Is the new variant in the US, or even in RI? Experts believe it almost certainly is, but there has been no testing for it until extremely recently, so it is impossible to know for certain. We asked that question, and Joseph Wendelken, spokesman for the RI Department of Health, told Motif, “Rhode Island participates in a CDC initiative to sequence SARS-CoV-2 from throughout the USA by regularly submitting positive specimens collected from Rhode Island residents. We are not aware of any such specimens being confirmed as the UK mutant strain. The State Health Laboratories (SHL) is also currently working with Rhode Island scientists on sequencing SARS-CoV-2 positive specimens at time points throughout the pandemic and in a sampling of isolates collected in March through August none were the UK mutant strain. These efforts are continuing.” However, as Wendelken made clear, at this point data more recent than August is not yet available, a month before the new variant was first detected in the UK. Motif asked the CDC directly, but so far they have not replied.
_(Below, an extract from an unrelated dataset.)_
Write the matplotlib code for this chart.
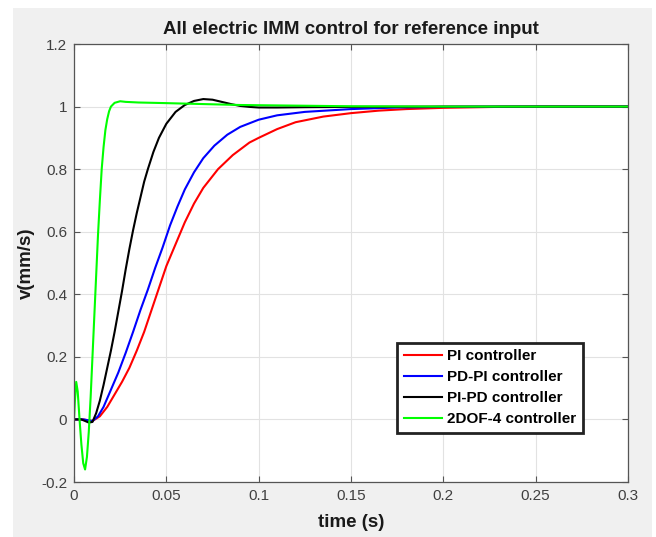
import matplotlib.pyplot as plt
from matplotlib.patches import Rectangle

# PI controller (red)
t_pi = [0, 0.005, 0.010, 0.014, 0.018, 0.022, 0.026, 0.030, 0.034, 0.038, 0.042,
        0.046, 0.050, 0.055, 0.060, 0.065, 0.070, 0.078, 0.086, 0.095, 0.100,
        0.110, 0.120, 0.135, 0.150, 0.165, 0.180, 0.200, 0.230, 0.260, 0.300]
v_pi = [0, 0, -0.005, 0.01, 0.04, 0.08, 0.12, 0.165, 0.22, 0.28, 0.35,
        0.42, 0.49, 0.56, 0.63, 0.69, 0.74, 0.80, 0.845, 0.885, 0.90,
        0.928, 0.950, 0.968, 0.979, 0.987, 0.992, 0.996, 0.999, 1.0, 1.0]

# PD-PI controller (blue)
t_pdpi = [0, 0.005, 0.010, 0.013, 0.016, 0.020, 0.024, 0.028, 0.032, 0.036, 0.040,
          0.044, 0.048, 0.052, 0.056, 0.060, 0.065, 0.070, 0.076, 0.083, 0.090,
          0.100, 0.110, 0.125, 0.150, 0.175, 0.200, 0.250, 0.300]
v_pdpi = [0, 0, -0.005, 0.01, 0.04, 0.095, 0.15, 0.213, 0.28, 0.35, 0.415,
          0.485, 0.55, 0.62, 0.68, 0.735, 0.79, 0.835, 0.875, 0.91, 0.935,
          0.958, 0.972, 0.983, 0.992, 0.997, 0.999, 1.0, 1.0]

# PI-PD controller (black)
t_pipd = [0, 0.004, 0.008, 0.010, 0.012, 0.014, 0.016, 0.018, 0.020, 0.022, 0.024,
          0.026, 0.028, 0.030, 0.032, 0.034, 0.036, 0.038, 0.040, 0.043, 0.046,
          0.050, 0.055, 0.060, 0.065, 0.070, 0.075, 0.080, 0.085, 0.090, 0.095,
          0.100, 0.110, 0.125, 0.150, 0.200, 0.300]
v_pipd = [0, 0, -0.01, -0.008, 0.02, 0.06, 0.11, 0.165, 0.22, 0.28, 0.345,
          0.41, 0.48, 0.545, 0.605, 0.66, 0.71, 0.76, 0.80, 0.855, 0.90,
          0.945, 0.983, 1.005, 1.018, 1.024, 1.022, 1.015, 1.008, 1.002, 0.999,
          0.997, 0.997, 0.998, 0.999, 1.0, 1.0]

# 2DOF-4 controller (green)
t_2dof = [0, 0.0005, 0.0012, 0.002, 0.003, 0.004, 0.005, 0.006, 0.007, 0.008, 0.009,
          0.010, 0.011, 0.012, 0.013, 0.014, 0.015, 0.016, 0.017, 0.018, 0.019,
          0.020, 0.022, 0.025, 0.028, 0.035, 0.050, 0.070, 0.090, 0.120, 0.150,
          0.200, 0.300]
v_2dof = [0, 0.06, 0.12, 0.09, 0.0, -0.08, -0.14, -0.16, -0.12, -0.04, 0.07,
          0.20, 0.33, 0.46, 0.59, 0.70, 0.80, 0.87, 0.925, 0.96, 0.985,
          1.0, 1.012, 1.017, 1.015, 1.013, 1.011, 1.008, 1.005, 1.003, 1.001,
          1.0, 1.0]

labels = ["PI controller", "PD-PI controller", "PI-PD controller", "2DOF-4 controller"]

plt.rcParams['font.family'] = ['Liberation Sans', 'DejaVu Sans']

fig = plt.figure(figsize=(6.56, 5.37), dpi=100, facecolor='white')
# grey MATLAB-like figure panel with a thin white margin
fig.patches.append(Rectangle((13 / 656, 0), (652 - 13) / 656, (537 - 8) / 537,
                             transform=fig.transFigure, facecolor='#f0f0f0',
                             edgecolor='none', zorder=-10))

ax = fig.add_axes([74 / 656, 1 - 482 / 537, (628 - 74) / 656, (482 - 44) / 537])
ax.set_facecolor('white')

ax.plot(t_pi, v_pi, color='#ff0000', lw=1.5, label=labels[0])
ax.plot(t_pdpi, v_pdpi, color='#0000ff', lw=1.5, label=labels[1])
ax.plot(t_pipd, v_pipd, color='black', lw=1.5, label=labels[2])
ax.plot(t_2dof, v_2dof, color='#00ff00', lw=1.5, label=labels[3])

ax.set_xlim(0, 0.3)
ax.set_ylim(-0.2, 1.2)
ax.set_xticks([0, 0.05, 0.1, 0.15, 0.2, 0.25, 0.3])
ax.set_xticklabels(['0', '0.05', '0.1', '0.15', '0.2', '0.25', '0.3'])
ax.set_yticks([-0.2, 0, 0.2, 0.4, 0.6, 0.8, 1, 1.2])
ax.set_yticklabels(['-0.2', '0', '0.2', '0.4', '0.6', '0.8', '1', '1.2'])
ax.grid(True, color='#e2e2e2', lw=0.8)
ax.set_axisbelow(True)
ax.tick_params(direction='in', top=True, right=True, length=4, width=0.8,
               colors='#555555', labelsize=11, labelcolor='#404040', pad=5)
for s in ax.spines.values():
    s.set_color('#555555')
    s.set_linewidth(0.9)

ax.set_title("All electric IMM control for reference input", fontsize=13.5,
             fontweight='bold', color='#1a1a1a', pad=7)
ax.set_xlabel("time (s)", fontsize=13.5, fontweight='bold', color='#1a1a1a', labelpad=8)
ax.set_ylabel("v(mm/s)", fontsize=13.5, fontweight='bold', color='#1a1a1a', labelpad=4)

leg = ax.legend(loc='lower right', bbox_to_anchor=(0.919, 0.112), borderaxespad=0,
                fancybox=False, framealpha=1, edgecolor='#222222',
                prop={'weight': 'bold', 'size': 11}, handlelength=2.5,
                labelspacing=0.45, handletextpad=0.35, borderpad=0.45)
leg.get_frame().set_linewidth(2)

fig.savefig('out.png', dpi=100, facecolor=fig.get_facecolor())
Wendelken was confident, however, that PCR testing accuracy in RI should not be affected if encountering the new variant. “Rhode Island clinical laboratories utilize a diversity of molecular amplification detection methods and many have multiple tests online – the SHL alone currently has five different ‘PCR’ tests. Each test uses different virus gene targets for detection and many use a multi-target approach. For this reason, if virus mutations in one area affect detection of a certain gene, the built-in redundancy would detect the other virus gene targets, thus lessening the potential for a ‘false negative’ result for the UK mutant strain.”